● **TASK TO CARRY OUT**: Restate the material word for word and leave out anything that is a picture.

● **GIVEN INFORMATION**:
"""

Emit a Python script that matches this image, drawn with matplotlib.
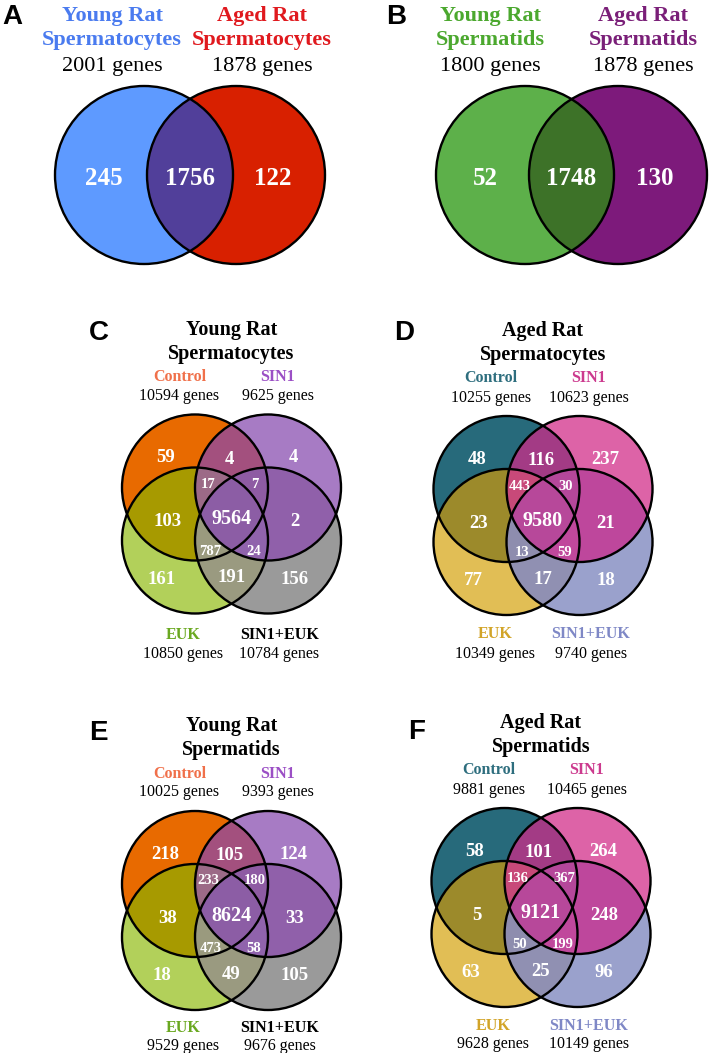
import numpy as np
import matplotlib
matplotlib.use("Agg")
from matplotlib import pyplot as plt
from matplotlib.patches import Circle
from matplotlib.colors import to_rgba

SERIF = ["Liberation Serif", "DejaVu Serif"]
SANS = ["Liberation Sans", "DejaVu Sans"]

### DATA ###
# two-way panels (A, B)
a_titles = ["Young Rat\nSpermatocytes", "Aged Rat\nSpermatocytes"]
a_totals = [2001, 1878]
a_counts = [245, 1756, 122]          # left only, both, right only

b_titles = ["Young Rat\nSpermatids", "Aged Rat\nSpermatids"]
b_totals = [1800, 1878]
b_counts = [52, 1748, 130]

# four-way panels (C-F); region key = bitmask (1 Control, 2 SIN1, 4 EUK, 8 SIN1+EUK)
groups = ["Control", "SIN1", "EUK", "SIN1+EUK"]

c_title = "Young Rat\nSpermatocytes"
c_totals = [10594, 9625, 10850, 10784]
c_counts = {1: 59, 3: 4, 2: 4, 7: 17, 11: 7, 5: 103, 15: 9564, 10: 2,
            13: 787, 14: 24, 4: 161, 12: 191, 8: 156}

d_title = "Aged Rat\nSpermatocytes"
d_totals = [10255, 10623, 10349, 9740]
d_counts = {1: 48, 3: 116, 2: 237, 7: 443, 11: 30, 5: 23, 15: 9580, 10: 21,
            13: 13, 14: 59, 4: 77, 12: 17, 8: 18}

e_title = "Young Rat\nSpermatids"
e_totals = [10025, 9393, 9529, 9676]
e_counts = {1: 218, 3: 105, 2: 124, 7: 233, 11: 180, 5: 38, 15: 8624, 10: 33,
            13: 473, 14: 58, 4: 18, 12: 49, 8: 105}

f_title = "Aged Rat\nSpermatids"
f_totals = [9881, 10465, 9628, 10149]
f_counts = {1: 58, 3: 101, 2: 264, 7: 136, 11: 367, 5: 5, 15: 9121, 10: 248,
            13: 50, 14: 199, 4: 63, 12: 25, 8: 96}

### STYLE ###
young_fill = {1: "#e86a00", 2: "#a87bc5", 4: "#b3d05a", 8: "#9a9a9a",
              3: "#a3507e", 5: "#a89a00", 7: "#9c6b88", 11: "#8e5ba3",
              15: "#8c5da5", 10: "#9060aa", 13: "#9b9a7e", 14: "#9163ac",
              12: "#9a9b80", 6: "#8c5da5", 9: "#8c5da5"}
aged_fill = {1: "#276b7b", 2: "#dd63a8", 4: "#e1be55", 8: "#9aa1cc",
             3: "#a43c86", 5: "#9c8a2b", 7: "#c94979", 11: "#b5479a",
             15: "#b8489a", 10: "#be479c", 13: "#8e8dae", 14: "#c0489c",
             12: "#9090b2", 6: "#b8489a", 9: "#b8489a"}
young_text = ["#f0704a", "#9b4fc5", "#6aa820", "black"]
aged_text = ["#2e6e7e", "#cc3a8e", "#d2a428", "#7f88c6"]

# label offsets from the diagram centre (pixels)
offsets4 = {1: (-66, -58), 3: (-2, -57), 2: (62, -58), 7: (-23, -31), 11: (23, -31),
            5: (-64, 6), 15: (0, 3), 10: (63, 6), 13: (-21, 36), 14: (22, 36),
            4: (-70, 63), 12: (0, 62), 8: (63, 63)}
small_regions = [7, 11, 13, 14]


def paint_regions(ax, centers, r, fills, step=0.25):
    cx = np.array([c[0] for c in centers])
    cy = np.array([c[1] for c in centers])
    x0, x1 = cx.min() - r - 2, cx.max() + r + 2
    y0, y1 = cy.min() - r - 2, cy.max() + r + 2
    X, Y = np.meshgrid(np.arange(x0, x1, step) + step / 2, np.arange(y0, y1, step) + step / 2)
    code = np.zeros(X.shape, dtype=int)
    for i, (px, py) in enumerate(centers):
        code |= (((X - px) ** 2 + (Y - py) ** 2) <= r ** 2).astype(int) << i
    img = np.zeros(X.shape + (4,))
    for k, col in fills.items():
        img[code == k] = to_rgba(col)
    ax.imshow(img, extent=(x0, x1, y1, y0), aspect="auto", interpolation="antialiased", zorder=1)
    for (px, py) in centers:
        ax.add_patch(Circle((px, py), r, fill=False, ec="black", lw=1.7, zorder=3))


def stacked(ax, x, y, text, gap, **kw):
    # one line per text() call, so the line gap matches the reference
    for i, line in enumerate(text.split("\n")):
        ax.text(x, y + i * gap, line, ha="center", va="center_baseline", **kw)


def venn2(ax, letter, letter_xy, centers, r, fills, titles, title_colors, title_x, totals, counts):
    paint_regions(ax, centers, r, fills)
    ax.text(*letter_xy, letter, family=SANS, weight="bold", fontsize=20, ha="center", va="center")
    for t, col, x, n in zip(titles, title_colors, title_x, totals):
        stacked(ax, x, 13, t, 25, family=SERIF, weight="bold", fontsize=16, color=col)
        ax.text(x, 64, f"{n} genes", family=SERIF, fontsize=16, ha="center", va="center_baseline")
    (lx, ly), (rx, ry) = centers
    xs = [lx - 40, (lx + rx) / 2, rx + 37]
    for x, n in zip(xs, counts):
        ax.text(x, ly + 1, str(n), family=SERIF, weight="bold", fontsize=18,
                color="white", ha="center", va="center_baseline")


def venn4(ax, letter, letter_xy, center, title, totals, counts, fills, label_colors, bottom_dy):
    mx, my = center
    dx, dy, r = 36.5, 26.5, 73
    centers = [(mx - dx, my - dy), (mx + dx, my - dy), (mx - dx, my + dy), (mx + dx, my + dy)]
    paint_regions(ax, centers, r, fills)
    ax.text(*letter_xy, letter, family=SANS, weight="bold", fontsize=20, ha="center", va="center")
    stacked(ax, mx, my - 187, title, 24, family=SERIF, weight="bold", fontsize=14.5)
    label_xy = [(-52, -139), (46, -139), (-48, bottom_dy), (48, bottom_dy)]
    for g, n, col, (ox, oy) in zip(groups, totals, label_colors, label_xy):
        ax.text(mx + ox, my + oy, g, family=SERIF, weight="bold", fontsize=11.5,
                color=col, ha="center", va="center_baseline")
        ax.text(mx + ox, my + oy + 19, f"{n} genes", family=SERIF, fontsize=11.5,
                ha="center", va="center_baseline")
    for k, n in counts.items():
        ox, oy = offsets4[k]
        fs = 10.5 if k in small_regions else (14.5 if k == 15 else 13.5)
        ax.text(mx + ox, my + oy, str(n), family=SERIF, weight="bold", fontsize=fs,
                color="white", ha="center", va="center_baseline", zorder=4)


fig = plt.figure(figsize=(7.09, 10.53), dpi=100)
ax = fig.add_axes([0, 0, 1, 1])

venn2(ax, "A", (12, 17), [(144, 175), (236, 175)], 89,
      {1: "#5e9bff", 2: "#d92000", 3: "#523f9a"}, a_titles, ["#4a7bef", "#e0191e"],
      [112, 262], a_totals, a_counts)
venn2(ax, "B", (396, 17), [(525, 175), (618, 175)], 89,
      {1: "#5db14a", 2: "#7d1a7b", 3: "#3d7229"}, b_titles, ["#4ba82e", "#7a1f78"],
      [490, 643], b_totals, b_counts)

venn4(ax, "C", (99, 333), (231.5, 514), c_title, c_totals, c_counts, young_fill, young_text, 119)
venn4(ax, "D", (404, 333), (543, 515.5), d_title, d_totals, d_counts, aged_fill, aged_text, 117)
venn4(ax, "E", (98, 733), (231.5, 910.5), e_title, e_totals, e_counts, young_fill, young_text, 115)
venn4(ax, "F", (417, 732), (541, 907.5), f_title, f_totals, f_counts, aged_fill, aged_text, 116)

ax.set_xlim(0, 709)
ax.set_ylim(1053, 0)
ax.axis("off")
fig.savefig("out.png", dpi=100)
plt.close(fig)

"""

● **TASK SOLUTION**:
Emit a Python script that matches this image, drawn with matplotlib.
import numpy as np
import matplotlib
matplotlib.use("Agg")
from matplotlib import pyplot as plt
from matplotlib.patches import Circle
from matplotlib.colors import to_rgba

SERIF = ["Liberation Serif", "DejaVu Serif"]
SANS = ["Liberation Sans", "DejaVu Sans"]

### DATA ###
# two-way panels (A, B)
a_titles = ["Young Rat\nSpermatocytes", "Aged Rat\nSpermatocytes"]
a_totals = [2001, 1878]
a_counts = [245, 1756, 122]          # left only, both, right only

b_titles = ["Young Rat\nSpermatids", "Aged Rat\nSpermatids"]
b_totals = [1800, 1878]
b_counts = [52, 1748, 130]

# four-way panels (C-F); region key = bitmask (1 Control, 2 SIN1, 4 EUK, 8 SIN1+EUK)
groups = ["Control", "SIN1", "EUK", "SIN1+EUK"]

c_title = "Young Rat\nSpermatocytes"
c_totals = [10594, 9625, 10850, 10784]
c_counts = {1: 59, 3: 4, 2: 4, 7: 17, 11: 7, 5: 103, 15: 9564, 10: 2,
            13: 787, 14: 24, 4: 161, 12: 191, 8: 156}

d_title = "Aged Rat\nSpermatocytes"
d_totals = [10255, 10623, 10349, 9740]
d_counts = {1: 48, 3: 116, 2: 237, 7: 443, 11: 30, 5: 23, 15: 9580, 10: 21,
            13: 13, 14: 59, 4: 77, 12: 17, 8: 18}

e_title = "Young Rat\nSpermatids"
e_totals = [10025, 9393, 9529, 9676]
e_counts = {1: 218, 3: 105, 2: 124, 7: 233, 11: 180, 5: 38, 15: 8624, 10: 33,
            13: 473, 14: 58, 4: 18, 12: 49, 8: 105}

f_title = "Aged Rat\nSpermatids"
f_totals = [9881, 10465, 9628, 10149]
f_counts = {1: 58, 3: 101, 2: 264, 7: 136, 11: 367, 5: 5, 15: 9121, 10: 248,
            13: 50, 14: 199, 4: 63, 12: 25, 8: 96}

### STYLE ###
young_fill = {1: "#e86a00", 2: "#a87bc5", 4: "#b3d05a", 8: "#9a9a9a",
              3: "#a3507e", 5: "#a89a00", 7: "#9c6b88", 11: "#8e5ba3",
              15: "#8c5da5", 10: "#9060aa", 13: "#9b9a7e", 14: "#9163ac",
              12: "#9a9b80", 6: "#8c5da5", 9: "#8c5da5"}
aged_fill = {1: "#276b7b", 2: "#dd63a8", 4: "#e1be55", 8: "#9aa1cc",
             3: "#a43c86", 5: "#9c8a2b", 7: "#c94979", 11: "#b5479a",
             15: "#b8489a", 10: "#be479c", 13: "#8e8dae", 14: "#c0489c",
             12: "#9090b2", 6: "#b8489a", 9: "#b8489a"}
young_text = ["#f0704a", "#9b4fc5", "#6aa820", "black"]
aged_text = ["#2e6e7e", "#cc3a8e", "#d2a428", "#7f88c6"]

# label offsets from the diagram centre (pixels)
offsets4 = {1: (-66, -58), 3: (-2, -57), 2: (62, -58), 7: (-23, -31), 11: (23, -31),
            5: (-64, 6), 15: (0, 3), 10: (63, 6), 13: (-21, 36), 14: (22, 36),
            4: (-70, 63), 12: (0, 62), 8: (63, 63)}
small_regions = [7, 11, 13, 14]


def paint_regions(ax, centers, r, fills, step=0.25):
    cx = np.array([c[0] for c in centers])
    cy = np.array([c[1] for c in centers])
    x0, x1 = cx.min() - r - 2, cx.max() + r + 2
    y0, y1 = cy.min() - r - 2, cy.max() + r + 2
    X, Y = np.meshgrid(np.arange(x0, x1, step) + step / 2, np.arange(y0, y1, step) + step / 2)
    code = np.zeros(X.shape, dtype=int)
    for i, (px, py) in enumerate(centers):
        code |= (((X - px) ** 2 + (Y - py) ** 2) <= r ** 2).astype(int) << i
    img = np.zeros(X.shape + (4,))
    for k, col in fills.items():
        img[code == k] = to_rgba(col)
    ax.imshow(img, extent=(x0, x1, y1, y0), aspect="auto", interpolation="antialiased", zorder=1)
    for (px, py) in centers:
        ax.add_patch(Circle((px, py), r, fill=False, ec="black", lw=1.7, zorder=3))


def stacked(ax, x, y, text, gap, **kw):
    # one line per text() call, so the line gap matches the reference
    for i, line in enumerate(text.split("\n")):
        ax.text(x, y + i * gap, line, ha="center", va="center_baseline", **kw)


def venn2(ax, letter, letter_xy, centers, r, fills, titles, title_colors, title_x, totals, counts):
    paint_regions(ax, centers, r, fills)
    ax.text(*letter_xy, letter, family=SANS, weight="bold", fontsize=20, ha="center", va="center")
    for t, col, x, n in zip(titles, title_colors, title_x, totals):
        stacked(ax, x, 13, t, 25, family=SERIF, weight="bold", fontsize=16, color=col)
        ax.text(x, 64, f"{n} genes", family=SERIF, fontsize=16, ha="center", va="center_baseline")
    (lx, ly), (rx, ry) = centers
    xs = [lx - 40, (lx + rx) / 2, rx + 37]
    for x, n in zip(xs, counts):
        ax.text(x, ly + 1, str(n), family=SERIF, weight="bold", fontsize=18,
                color="white", ha="center", va="center_baseline")


def venn4(ax, letter, letter_xy, center, title, totals, counts, fills, label_colors, bottom_dy):
    mx, my = center
    dx, dy, r = 36.5, 26.5, 73
    centers = [(mx - dx, my - dy), (mx + dx, my - dy), (mx - dx, my + dy), (mx + dx, my + dy)]
    paint_regions(ax, centers, r, fills)
    ax.text(*letter_xy, letter, family=SANS, weight="bold", fontsize=20, ha="center", va="center")
    stacked(ax, mx, my - 187, title, 24, family=SERIF, weight="bold", fontsize=14.5)
    label_xy = [(-52, -139), (46, -139), (-48, bottom_dy), (48, bottom_dy)]
    for g, n, col, (ox, oy) in zip(groups, totals, label_colors, label_xy):
        ax.text(mx + ox, my + oy, g, family=SERIF, weight="bold", fontsize=11.5,
                color=col, ha="center", va="center_baseline")
        ax.text(mx + ox, my + oy + 19, f"{n} genes", family=SERIF, fontsize=11.5,
                ha="center", va="center_baseline")
    for k, n in counts.items():
        ox, oy = offsets4[k]
        fs = 10.5 if k in small_regions else (14.5 if k == 15 else 13.5)
        ax.text(mx + ox, my + oy, str(n), family=SERIF, weight="bold", fontsize=fs,
                color="white", ha="center", va="center_baseline", zorder=4)


fig = plt.figure(figsize=(7.09, 10.53), dpi=100)
ax = fig.add_axes([0, 0, 1, 1])

venn2(ax, "A", (12, 17), [(144, 175), (236, 175)], 89,
      {1: "#5e9bff", 2: "#d92000", 3: "#523f9a"}, a_titles, ["#4a7bef", "#e0191e"],
      [112, 262], a_totals, a_counts)
venn2(ax, "B", (396, 17), [(525, 175), (618, 175)], 89,
      {1: "#5db14a", 2: "#7d1a7b", 3: "#3d7229"}, b_titles, ["#4ba82e", "#7a1f78"],
      [490, 643], b_totals, b_counts)

venn4(ax, "C", (99, 333), (231.5, 514), c_title, c_totals, c_counts, young_fill, young_text, 119)
venn4(ax, "D", (404, 333), (543, 515.5), d_title, d_totals, d_counts, aged_fill, aged_text, 117)
venn4(ax, "E", (98, 733), (231.5, 910.5), e_title, e_totals, e_counts, young_fill, young_text, 115)
venn4(ax, "F", (417, 732), (541, 907.5), f_title, f_totals, f_counts, aged_fill, aged_text, 116)

ax.set_xlim(0, 709)
ax.set_ylim(1053, 0)
ax.axis("off")
fig.savefig("out.png", dpi=100)
plt.close(fig)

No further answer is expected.